### WHAT IS REQUIRED
Print verbatim the opening line of the material and every subsequent line through the one containing "ax = fig.add_axes([31".

### MATERIAL PROVIDED
-------------------------

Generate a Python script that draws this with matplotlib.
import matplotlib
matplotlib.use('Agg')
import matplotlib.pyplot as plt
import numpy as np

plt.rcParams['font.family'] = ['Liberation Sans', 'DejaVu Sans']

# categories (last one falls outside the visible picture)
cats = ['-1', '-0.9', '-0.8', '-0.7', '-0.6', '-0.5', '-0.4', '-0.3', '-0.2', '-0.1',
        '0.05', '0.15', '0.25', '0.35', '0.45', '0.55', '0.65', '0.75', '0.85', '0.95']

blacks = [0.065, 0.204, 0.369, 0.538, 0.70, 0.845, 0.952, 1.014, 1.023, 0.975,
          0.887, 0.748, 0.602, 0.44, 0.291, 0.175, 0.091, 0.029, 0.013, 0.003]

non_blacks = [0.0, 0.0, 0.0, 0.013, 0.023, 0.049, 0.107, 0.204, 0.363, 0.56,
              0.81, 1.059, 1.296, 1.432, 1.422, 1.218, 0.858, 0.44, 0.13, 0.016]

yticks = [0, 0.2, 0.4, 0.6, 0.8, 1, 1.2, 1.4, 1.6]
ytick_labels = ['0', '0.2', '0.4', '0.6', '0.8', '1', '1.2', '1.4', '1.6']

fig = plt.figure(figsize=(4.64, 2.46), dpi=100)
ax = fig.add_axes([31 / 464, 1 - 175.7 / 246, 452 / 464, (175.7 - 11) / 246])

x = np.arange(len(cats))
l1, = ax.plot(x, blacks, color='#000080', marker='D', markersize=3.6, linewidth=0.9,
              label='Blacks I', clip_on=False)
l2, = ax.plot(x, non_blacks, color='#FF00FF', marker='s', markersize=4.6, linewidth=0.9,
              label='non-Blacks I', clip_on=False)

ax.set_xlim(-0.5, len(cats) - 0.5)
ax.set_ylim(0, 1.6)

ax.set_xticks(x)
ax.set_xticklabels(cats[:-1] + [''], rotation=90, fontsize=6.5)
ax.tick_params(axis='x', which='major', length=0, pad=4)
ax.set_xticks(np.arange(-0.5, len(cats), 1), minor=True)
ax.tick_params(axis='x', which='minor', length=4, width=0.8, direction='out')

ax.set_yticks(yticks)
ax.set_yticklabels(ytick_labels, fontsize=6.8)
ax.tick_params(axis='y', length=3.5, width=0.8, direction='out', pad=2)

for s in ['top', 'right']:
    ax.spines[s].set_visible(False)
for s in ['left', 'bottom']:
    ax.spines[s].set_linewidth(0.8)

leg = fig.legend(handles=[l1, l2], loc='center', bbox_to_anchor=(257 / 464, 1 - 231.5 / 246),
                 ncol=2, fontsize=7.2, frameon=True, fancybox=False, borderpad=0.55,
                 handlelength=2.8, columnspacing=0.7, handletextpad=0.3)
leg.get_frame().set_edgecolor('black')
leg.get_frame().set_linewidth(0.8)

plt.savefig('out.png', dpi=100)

-------------------------

### ANSWER BELOW
Generate a Python script that draws this with matplotlib.
import matplotlib
matplotlib.use('Agg')
import matplotlib.pyplot as plt
import numpy as np

plt.rcParams['font.family'] = ['Liberation Sans', 'DejaVu Sans']

# categories (last one falls outside the visible picture)
cats = ['-1', '-0.9', '-0.8', '-0.7', '-0.6', '-0.5', '-0.4', '-0.3', '-0.2', '-0.1',
        '0.05', '0.15', '0.25', '0.35', '0.45', '0.55', '0.65', '0.75', '0.85', '0.95']

blacks = [0.065, 0.204, 0.369, 0.538, 0.70, 0.845, 0.952, 1.014, 1.023, 0.975,
          0.887, 0.748, 0.602, 0.44, 0.291, 0.175, 0.091, 0.029, 0.013, 0.003]

non_blacks = [0.0, 0.0, 0.0, 0.013, 0.023, 0.049, 0.107, 0.204, 0.363, 0.56,
              0.81, 1.059, 1.296, 1.432, 1.422, 1.218, 0.858, 0.44, 0.13, 0.016]

yticks = [0, 0.2, 0.4, 0.6, 0.8, 1, 1.2, 1.4, 1.6]
ytick_labels = ['0', '0.2', '0.4', '0.6', '0.8', '1', '1.2', '1.4', '1.6']

fig = plt.figure(figsize=(4.64, 2.46), dpi=100)
ax = fig.add_axes([31 / 464, 1 - 175.7 / 246, 452 / 464, (175.7 - 11) / 246])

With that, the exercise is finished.